Kline & Specter attorney Shanin Specter, a lead attorney representing the plaintiffs in the consolidated pelvic mesh litigation, said in an emailed statement that the ruling was in line with decisions from other members of the judiciary, including the seven-member Pennsylvania Supreme Court, which denied a similar motion that Ethicon filed earlier in the month.

“That’s now 10 judges or justices who have refused Johnson & Johnson’s efforts to run the court system through their own brand of judicial selection,” he said. “But unfortunately I expect J&J to be undeterred and to foment more mischief. Meanwhile, we’ll just keep trying these important cases one at a time to whomever is assigned.”

Ethicon’s motions to have Powell removed come as juries in Philadelphia have repeatedly awarded plaintiffs multimillion-dollar verdicts over claims that the company failed to adequately warn about the dangers of pelvic mesh implants. Of those cases, Powell oversaw Emmett v. Ethicon, which ended in a $41 million verdict in January, and Carlino v. Ethicon, which resulted in a $13.5 million award in early 2016.

In its request to have Powell removed from hearing pelvic mesh cases, Ethicon contended that, not only was Powell’s mother pursuing a case against another J&J subsidiary, he also failed to properly disclose the lawsuit, or allow for full briefing on the issue. Citing the Pennsylvania Code of Judicial Conduct, Ethicon said that judges need to avoid conduct that “creates the appearance of impropriety,” and that there had been “a history of non-disclosure, of commentary and of rulings that create the appearance of bias and warrant recusal.”

The plaintiffs had responded by saying J&J was a “bully” and “a mass tortfeasor,” and the efforts to get Powell removed from cases “was beyond the bounds of fair advocacy.”

The dispute bares at least a passing resemblance to a situation that arose several years ago involving another judge who failed to disclose a close family member’s ties to a party in a case he oversaw. That judge was Allan Tereshko, and in 2011 he dismissed an insurance dispute without first disclosing to the parties that his wife was working in Post & Schell’s professional liability department at the time that Post & Schell was representing the defendant.

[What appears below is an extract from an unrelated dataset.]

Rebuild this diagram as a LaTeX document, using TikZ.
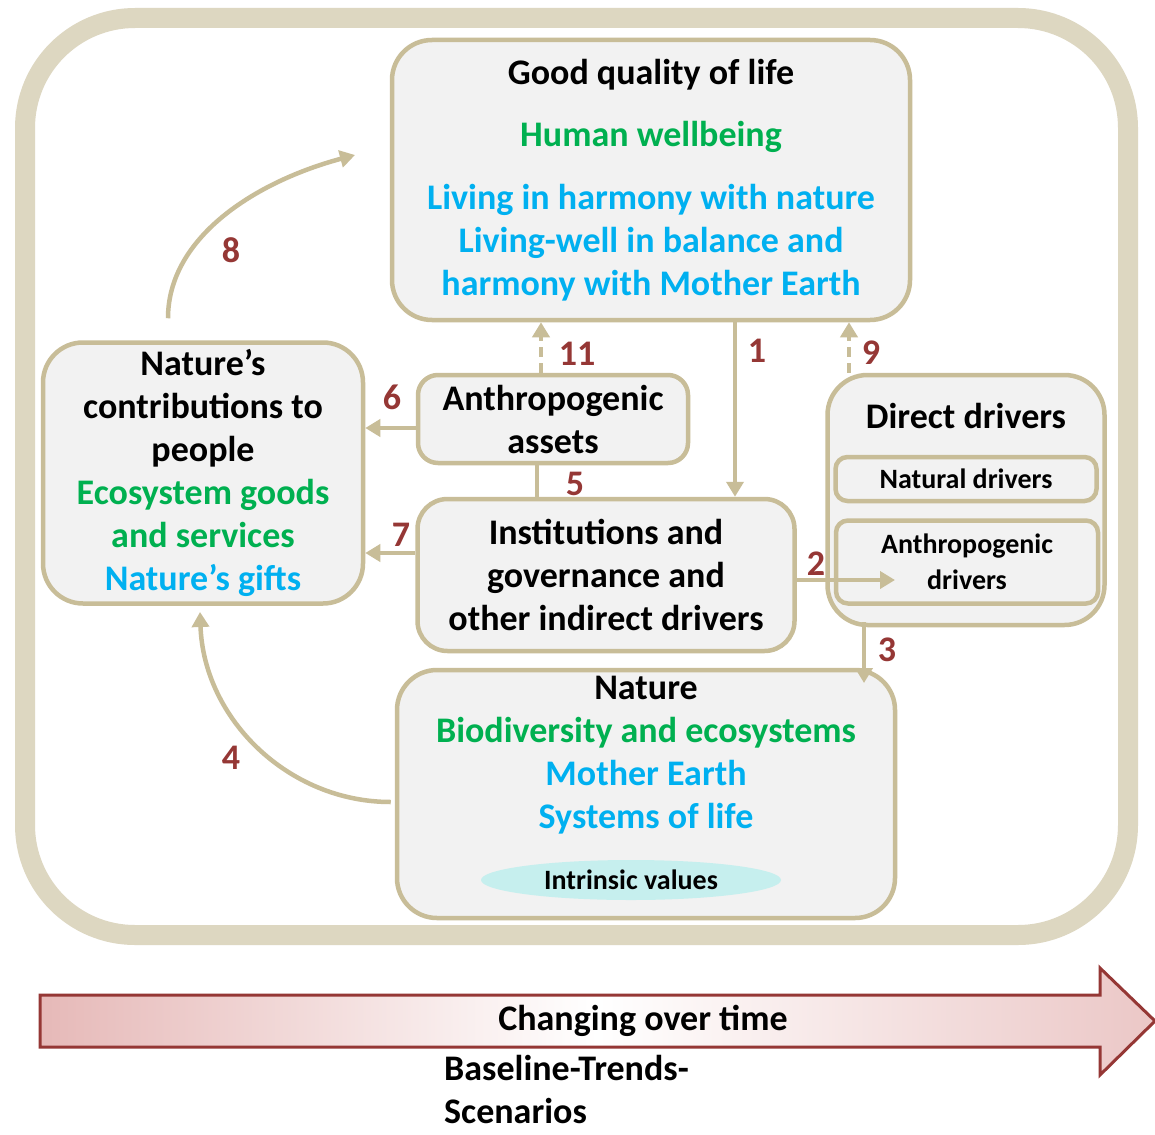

That situation resulted in a warning from a Superior Court majority, as well as a scorching concurring opinion from Superior Court Anne Lazarus, who said Tereshko not only prejudiced the parties but he also “failed in his professional responsibility as set forth in the Code of Judicial Conduct.” Tereshko resigned his position as a supervising judge a few days later.

Ethics attorneys who spoke with The Legal said there appeared to be possible similarities between the situations, but the issues surrounding when a judge needs to disclose or recuse are very fact-specific.

University of Pittsburgh School of Law professor Arthur Hellman said not immediately disclosing the lawsuit of a family member could be problematic.

“It’s not one of those things where I could say it’s too speculative, or too far from the realm of an arguable conflict,” he said.

Yale Law School lecturer Lawrence Fox, who said he could not comment about the specifics of the pelvic mesh situation without knowing all the details of the case, said that in general it is the judge’s responsibility to bring any potential issues to the parties’ attention.

“The emphasis is on disclosure,” Fox said. “Even if I think I shouldn’t recuse I should tell the parties what the issue is because they might come up with another argument.”

However, regarding the actual alleged conflict, Hellman said there appeared to be sufficient distance between the pelvic mesh cases Powell has tried and his mother’s lawsuit to make the recusal argument a “stretch.” He noted that even though both companies at issue are J&J subsidiaries there are corporate distinctions between the companies. He also said it did not appear that any of Powell’s rulings could affect either the Xarelto litigation broadly, or Powell’s mother’s case specifically.

“You would have to find some overlapping issues to say her interests would be affected to trigger an obligation to recuse,” Hellman said.